* start *

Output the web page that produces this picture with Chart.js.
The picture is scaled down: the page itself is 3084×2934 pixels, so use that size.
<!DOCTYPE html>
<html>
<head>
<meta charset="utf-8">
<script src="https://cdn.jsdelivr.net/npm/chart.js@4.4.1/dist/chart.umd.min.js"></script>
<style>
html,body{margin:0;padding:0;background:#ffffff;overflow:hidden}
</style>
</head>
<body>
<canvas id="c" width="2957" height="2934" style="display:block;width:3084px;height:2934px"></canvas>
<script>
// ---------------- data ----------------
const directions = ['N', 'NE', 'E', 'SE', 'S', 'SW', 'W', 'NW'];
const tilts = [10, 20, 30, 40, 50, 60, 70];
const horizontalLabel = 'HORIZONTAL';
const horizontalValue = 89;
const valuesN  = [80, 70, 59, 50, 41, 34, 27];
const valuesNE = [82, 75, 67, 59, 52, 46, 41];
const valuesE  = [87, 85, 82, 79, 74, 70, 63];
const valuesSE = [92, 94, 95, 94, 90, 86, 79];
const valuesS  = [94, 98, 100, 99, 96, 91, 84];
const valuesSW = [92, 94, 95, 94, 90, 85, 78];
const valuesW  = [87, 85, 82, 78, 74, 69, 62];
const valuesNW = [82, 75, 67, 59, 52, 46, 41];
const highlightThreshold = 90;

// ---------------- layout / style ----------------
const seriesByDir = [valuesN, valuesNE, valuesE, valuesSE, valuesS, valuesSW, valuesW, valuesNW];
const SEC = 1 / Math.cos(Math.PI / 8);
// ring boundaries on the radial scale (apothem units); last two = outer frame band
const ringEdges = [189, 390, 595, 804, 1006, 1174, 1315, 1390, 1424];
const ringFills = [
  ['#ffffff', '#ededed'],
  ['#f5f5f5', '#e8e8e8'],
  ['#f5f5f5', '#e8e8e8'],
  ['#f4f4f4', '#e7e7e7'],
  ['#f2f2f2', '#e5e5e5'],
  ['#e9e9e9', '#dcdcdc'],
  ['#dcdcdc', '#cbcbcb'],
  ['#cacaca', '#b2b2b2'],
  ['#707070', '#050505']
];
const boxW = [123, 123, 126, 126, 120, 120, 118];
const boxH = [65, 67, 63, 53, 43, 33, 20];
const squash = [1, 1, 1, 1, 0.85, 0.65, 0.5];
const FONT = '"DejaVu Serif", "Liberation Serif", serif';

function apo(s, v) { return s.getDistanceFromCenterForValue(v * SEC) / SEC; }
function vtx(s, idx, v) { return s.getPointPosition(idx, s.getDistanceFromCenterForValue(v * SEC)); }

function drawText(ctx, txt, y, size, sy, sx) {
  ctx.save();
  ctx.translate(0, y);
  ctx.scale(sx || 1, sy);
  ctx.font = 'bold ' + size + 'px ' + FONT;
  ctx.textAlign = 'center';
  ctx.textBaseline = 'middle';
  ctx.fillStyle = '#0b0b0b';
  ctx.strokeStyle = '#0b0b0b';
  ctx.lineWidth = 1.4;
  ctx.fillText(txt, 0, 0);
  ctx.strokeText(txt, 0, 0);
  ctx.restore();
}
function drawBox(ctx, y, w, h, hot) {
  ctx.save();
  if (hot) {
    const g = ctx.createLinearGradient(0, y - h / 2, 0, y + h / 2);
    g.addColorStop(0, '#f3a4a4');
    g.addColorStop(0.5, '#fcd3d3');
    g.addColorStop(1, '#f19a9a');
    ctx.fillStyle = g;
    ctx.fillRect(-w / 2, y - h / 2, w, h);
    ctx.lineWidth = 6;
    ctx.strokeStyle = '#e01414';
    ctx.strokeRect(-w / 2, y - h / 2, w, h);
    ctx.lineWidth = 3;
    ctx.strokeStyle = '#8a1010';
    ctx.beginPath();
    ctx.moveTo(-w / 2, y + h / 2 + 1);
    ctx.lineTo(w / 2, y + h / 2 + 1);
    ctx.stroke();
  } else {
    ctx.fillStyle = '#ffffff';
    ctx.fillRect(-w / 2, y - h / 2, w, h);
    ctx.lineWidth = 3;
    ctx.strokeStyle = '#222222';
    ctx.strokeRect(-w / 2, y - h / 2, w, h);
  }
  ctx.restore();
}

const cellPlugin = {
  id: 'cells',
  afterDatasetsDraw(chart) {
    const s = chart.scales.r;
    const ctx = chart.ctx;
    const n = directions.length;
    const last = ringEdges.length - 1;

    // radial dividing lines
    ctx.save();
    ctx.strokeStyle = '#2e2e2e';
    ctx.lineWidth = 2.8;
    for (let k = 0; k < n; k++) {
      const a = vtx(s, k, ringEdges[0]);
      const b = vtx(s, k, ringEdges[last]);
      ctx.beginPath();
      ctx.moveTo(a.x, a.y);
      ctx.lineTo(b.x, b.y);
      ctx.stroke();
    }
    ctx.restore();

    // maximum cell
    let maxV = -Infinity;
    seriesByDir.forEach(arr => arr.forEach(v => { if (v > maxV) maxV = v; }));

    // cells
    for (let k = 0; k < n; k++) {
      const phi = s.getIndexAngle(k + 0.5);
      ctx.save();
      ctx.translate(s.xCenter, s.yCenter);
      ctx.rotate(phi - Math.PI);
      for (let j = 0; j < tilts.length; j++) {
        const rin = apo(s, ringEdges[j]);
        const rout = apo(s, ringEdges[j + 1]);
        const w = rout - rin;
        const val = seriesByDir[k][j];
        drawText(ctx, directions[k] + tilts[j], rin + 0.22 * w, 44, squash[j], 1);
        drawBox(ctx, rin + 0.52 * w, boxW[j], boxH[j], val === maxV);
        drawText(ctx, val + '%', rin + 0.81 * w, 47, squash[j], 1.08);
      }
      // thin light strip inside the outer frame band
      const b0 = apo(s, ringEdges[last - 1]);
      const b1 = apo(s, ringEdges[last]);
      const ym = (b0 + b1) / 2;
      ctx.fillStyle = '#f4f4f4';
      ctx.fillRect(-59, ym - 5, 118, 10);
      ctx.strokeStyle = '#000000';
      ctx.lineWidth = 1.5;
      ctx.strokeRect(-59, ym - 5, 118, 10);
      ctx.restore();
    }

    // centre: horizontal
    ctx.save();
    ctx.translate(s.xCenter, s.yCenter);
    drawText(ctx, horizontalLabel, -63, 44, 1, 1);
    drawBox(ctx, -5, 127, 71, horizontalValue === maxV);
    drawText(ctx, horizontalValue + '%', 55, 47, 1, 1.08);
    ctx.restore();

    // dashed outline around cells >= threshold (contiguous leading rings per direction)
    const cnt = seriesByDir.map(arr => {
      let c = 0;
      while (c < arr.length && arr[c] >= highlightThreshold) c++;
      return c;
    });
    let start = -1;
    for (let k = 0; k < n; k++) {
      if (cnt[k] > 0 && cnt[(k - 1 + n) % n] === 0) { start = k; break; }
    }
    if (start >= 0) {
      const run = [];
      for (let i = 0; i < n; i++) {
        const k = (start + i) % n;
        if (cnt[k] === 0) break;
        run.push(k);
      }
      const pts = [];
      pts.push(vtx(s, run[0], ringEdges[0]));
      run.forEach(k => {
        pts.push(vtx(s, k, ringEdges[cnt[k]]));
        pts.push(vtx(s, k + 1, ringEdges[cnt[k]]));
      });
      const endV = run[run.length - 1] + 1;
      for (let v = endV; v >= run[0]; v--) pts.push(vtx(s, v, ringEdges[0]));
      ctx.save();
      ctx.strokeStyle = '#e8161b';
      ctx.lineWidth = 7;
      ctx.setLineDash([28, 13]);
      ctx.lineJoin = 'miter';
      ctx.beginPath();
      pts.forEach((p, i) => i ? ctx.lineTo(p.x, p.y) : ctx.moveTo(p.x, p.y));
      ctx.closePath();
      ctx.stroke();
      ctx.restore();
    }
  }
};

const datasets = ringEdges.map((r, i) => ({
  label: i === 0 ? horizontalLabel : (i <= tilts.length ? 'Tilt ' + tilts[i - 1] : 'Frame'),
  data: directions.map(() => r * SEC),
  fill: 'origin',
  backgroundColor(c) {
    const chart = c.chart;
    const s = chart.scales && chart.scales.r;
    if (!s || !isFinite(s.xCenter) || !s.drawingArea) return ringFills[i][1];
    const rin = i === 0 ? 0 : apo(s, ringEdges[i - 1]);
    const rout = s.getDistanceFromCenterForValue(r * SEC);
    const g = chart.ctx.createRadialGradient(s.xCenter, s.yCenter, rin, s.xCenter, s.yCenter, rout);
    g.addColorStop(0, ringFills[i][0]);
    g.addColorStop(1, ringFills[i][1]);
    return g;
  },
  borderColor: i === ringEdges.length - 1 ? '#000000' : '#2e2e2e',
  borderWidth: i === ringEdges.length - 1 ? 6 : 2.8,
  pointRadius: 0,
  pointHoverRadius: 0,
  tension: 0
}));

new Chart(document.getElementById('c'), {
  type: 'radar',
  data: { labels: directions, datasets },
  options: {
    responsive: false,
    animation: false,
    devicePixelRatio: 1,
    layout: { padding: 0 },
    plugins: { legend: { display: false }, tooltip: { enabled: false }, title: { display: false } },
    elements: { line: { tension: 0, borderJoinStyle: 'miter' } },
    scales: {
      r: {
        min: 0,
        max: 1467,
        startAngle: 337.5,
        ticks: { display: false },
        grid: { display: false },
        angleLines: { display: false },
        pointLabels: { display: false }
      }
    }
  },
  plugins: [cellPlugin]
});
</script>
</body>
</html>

* end *

:: Instructions to follow ::
Restate the first line and every line after it, word for word, stopping once the line with "const highlightThreshold = 90;" is done.

:: Answer to the exercise ::
Output the web page that produces this picture with Chart.js.
The picture is scaled down: the page itself is 3084×2934 pixels, so use that size.
<!DOCTYPE html>
<html>
<head>
<meta charset="utf-8">
<script src="https://cdn.jsdelivr.net/npm/chart.js@4.4.1/dist/chart.umd.min.js"></script>
<style>
html,body{margin:0;padding:0;background:#ffffff;overflow:hidden}
</style>
</head>
<body>
<canvas id="c" width="2957" height="2934" style="display:block;width:3084px;height:2934px"></canvas>
<script>
// ---------------- data ----------------
const directions = ['N', 'NE', 'E', 'SE', 'S', 'SW', 'W', 'NW'];
const tilts = [10, 20, 30, 40, 50, 60, 70];
const horizontalLabel = 'HORIZONTAL';
const horizontalValue = 89;
const valuesN  = [80, 70, 59, 50, 41, 34, 27];
const valuesNE = [82, 75, 67, 59, 52, 46, 41];
const valuesE  = [87, 85, 82, 79, 74, 70, 63];
const valuesSE = [92, 94, 95, 94, 90, 86, 79];
const valuesS  = [94, 98, 100, 99, 96, 91, 84];
const valuesSW = [92, 94, 95, 94, 90, 85, 78];
const valuesW  = [87, 85, 82, 78, 74, 69, 62];
const valuesNW = [82, 75, 67, 59, 52, 46, 41];
const highlightThreshold = 90;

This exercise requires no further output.